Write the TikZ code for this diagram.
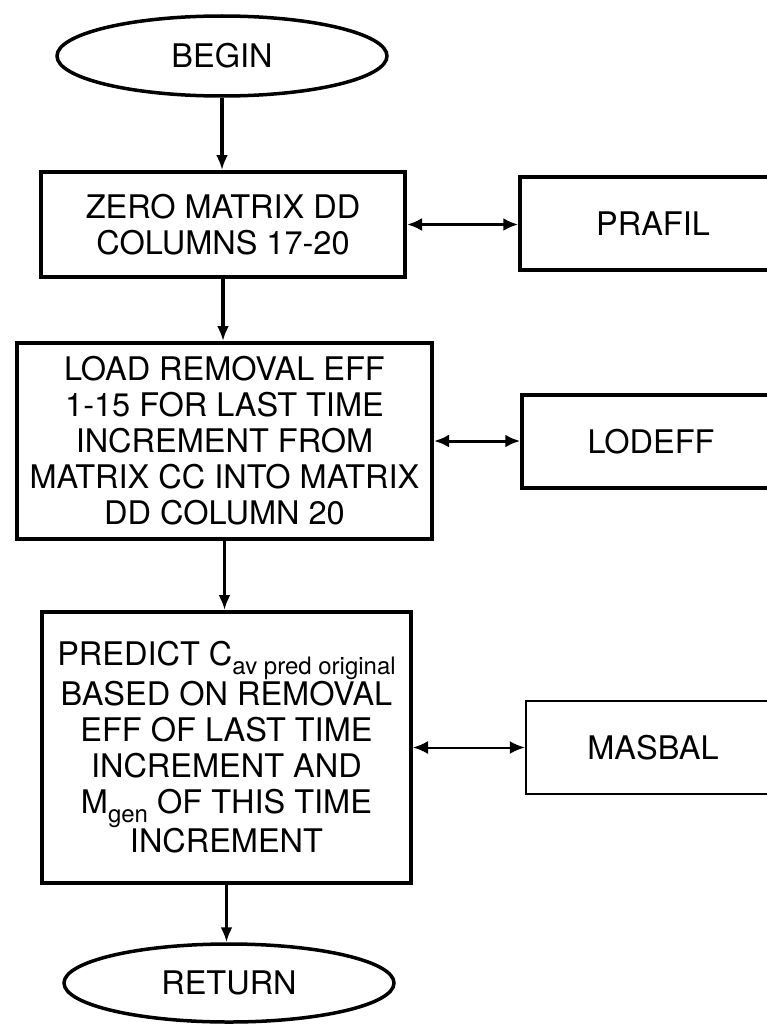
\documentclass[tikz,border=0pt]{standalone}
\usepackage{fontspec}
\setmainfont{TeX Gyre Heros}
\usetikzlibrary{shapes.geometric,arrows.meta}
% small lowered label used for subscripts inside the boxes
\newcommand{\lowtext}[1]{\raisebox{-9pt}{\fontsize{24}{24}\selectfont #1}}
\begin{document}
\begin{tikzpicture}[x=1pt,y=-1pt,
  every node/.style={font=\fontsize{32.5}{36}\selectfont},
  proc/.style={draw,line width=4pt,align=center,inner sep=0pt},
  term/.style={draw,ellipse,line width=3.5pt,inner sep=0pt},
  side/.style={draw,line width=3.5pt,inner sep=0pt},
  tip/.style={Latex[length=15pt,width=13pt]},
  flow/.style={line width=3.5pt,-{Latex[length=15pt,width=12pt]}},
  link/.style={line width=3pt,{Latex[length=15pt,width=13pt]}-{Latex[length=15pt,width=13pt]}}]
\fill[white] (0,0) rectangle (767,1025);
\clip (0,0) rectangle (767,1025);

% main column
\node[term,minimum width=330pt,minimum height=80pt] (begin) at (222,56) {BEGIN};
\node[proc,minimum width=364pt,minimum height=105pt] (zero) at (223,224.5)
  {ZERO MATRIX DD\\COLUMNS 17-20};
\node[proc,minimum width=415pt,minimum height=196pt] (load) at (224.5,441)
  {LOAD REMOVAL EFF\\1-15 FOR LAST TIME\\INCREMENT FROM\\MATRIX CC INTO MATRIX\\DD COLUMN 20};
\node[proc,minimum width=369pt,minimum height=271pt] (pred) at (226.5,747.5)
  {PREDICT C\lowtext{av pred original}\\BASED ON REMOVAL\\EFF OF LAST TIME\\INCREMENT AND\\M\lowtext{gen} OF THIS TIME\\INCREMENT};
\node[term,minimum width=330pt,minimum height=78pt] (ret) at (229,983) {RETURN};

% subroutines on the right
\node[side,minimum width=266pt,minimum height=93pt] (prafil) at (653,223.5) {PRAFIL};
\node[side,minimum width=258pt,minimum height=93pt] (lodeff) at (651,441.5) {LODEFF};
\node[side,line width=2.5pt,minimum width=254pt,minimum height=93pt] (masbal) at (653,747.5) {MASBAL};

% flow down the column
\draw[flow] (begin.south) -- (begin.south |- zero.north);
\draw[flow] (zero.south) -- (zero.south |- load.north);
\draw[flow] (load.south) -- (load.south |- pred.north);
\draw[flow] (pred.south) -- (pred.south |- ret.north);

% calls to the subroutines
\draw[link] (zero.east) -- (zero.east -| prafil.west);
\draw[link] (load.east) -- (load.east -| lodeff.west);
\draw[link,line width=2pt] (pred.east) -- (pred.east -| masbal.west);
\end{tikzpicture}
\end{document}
##########
■ **DIRECTIONS FOR THIS TASK**: Reproduce the data word for word, excluding its pictures.

■ **RESPONSE BELOW**:
Write the TikZ code for this diagram.
\documentclass[tikz,border=0pt]{standalone}
\usepackage{fontspec}
\setmainfont{TeX Gyre Heros}
\usetikzlibrary{shapes.geometric,arrows.meta}
% small lowered label used for subscripts inside the boxes
\newcommand{\lowtext}[1]{\raisebox{-9pt}{\fontsize{24}{24}\selectfont #1}}
\begin{document}
\begin{tikzpicture}[x=1pt,y=-1pt,
  every node/.style={font=\fontsize{32.5}{36}\selectfont},
  proc/.style={draw,line width=4pt,align=center,inner sep=0pt},
  term/.style={draw,ellipse,line width=3.5pt,inner sep=0pt},
  side/.style={draw,line width=3.5pt,inner sep=0pt},
  tip/.style={Latex[length=15pt,width=13pt]},
  flow/.style={line width=3.5pt,-{Latex[length=15pt,width=12pt]}},
  link/.style={line width=3pt,{Latex[length=15pt,width=13pt]}-{Latex[length=15pt,width=13pt]}}]
\fill[white] (0,0) rectangle (767,1025);
\clip (0,0) rectangle (767,1025);

% main column
\node[term,minimum width=330pt,minimum height=80pt] (begin) at (222,56) {BEGIN};
\node[proc,minimum width=364pt,minimum height=105pt] (zero) at (223,224.5)
  {ZERO MATRIX DD\\COLUMNS 17-20};
\node[proc,minimum width=415pt,minimum height=196pt] (load) at (224.5,441)
  {LOAD REMOVAL EFF\\1-15 FOR LAST TIME\\INCREMENT FROM\\MATRIX CC INTO MATRIX\\DD COLUMN 20};
\node[proc,minimum width=369pt,minimum height=271pt] (pred) at (226.5,747.5)
  {PREDICT C\lowtext{av pred original}\\BASED ON REMOVAL\\EFF OF LAST TIME\\INCREMENT AND\\M\lowtext{gen} OF THIS TIME\\INCREMENT};
\node[term,minimum width=330pt,minimum height=78pt] (ret) at (229,983) {RETURN};

% subroutines on the right
\node[side,minimum width=266pt,minimum height=93pt] (prafil) at (653,223.5) {PRAFIL};
\node[side,minimum width=258pt,minimum height=93pt] (lodeff) at (651,441.5) {LODEFF};
\node[side,line width=2.5pt,minimum width=254pt,minimum height=93pt] (masbal) at (653,747.5) {MASBAL};

% flow down the column
\draw[flow] (begin.south) -- (begin.south |- zero.north);
\draw[flow] (zero.south) -- (zero.south |- load.north);
\draw[flow] (load.south) -- (load.south |- pred.north);
\draw[flow] (pred.south) -- (pred.south |- ret.north);

% calls to the subroutines
\draw[link] (zero.east) -- (zero.east -| prafil.west);
\draw[link] (load.east) -- (load.east -| lodeff.west);
\draw[link,line width=2pt] (pred.east) -- (pred.east -| masbal.west);
\end{tikzpicture}
\end{document}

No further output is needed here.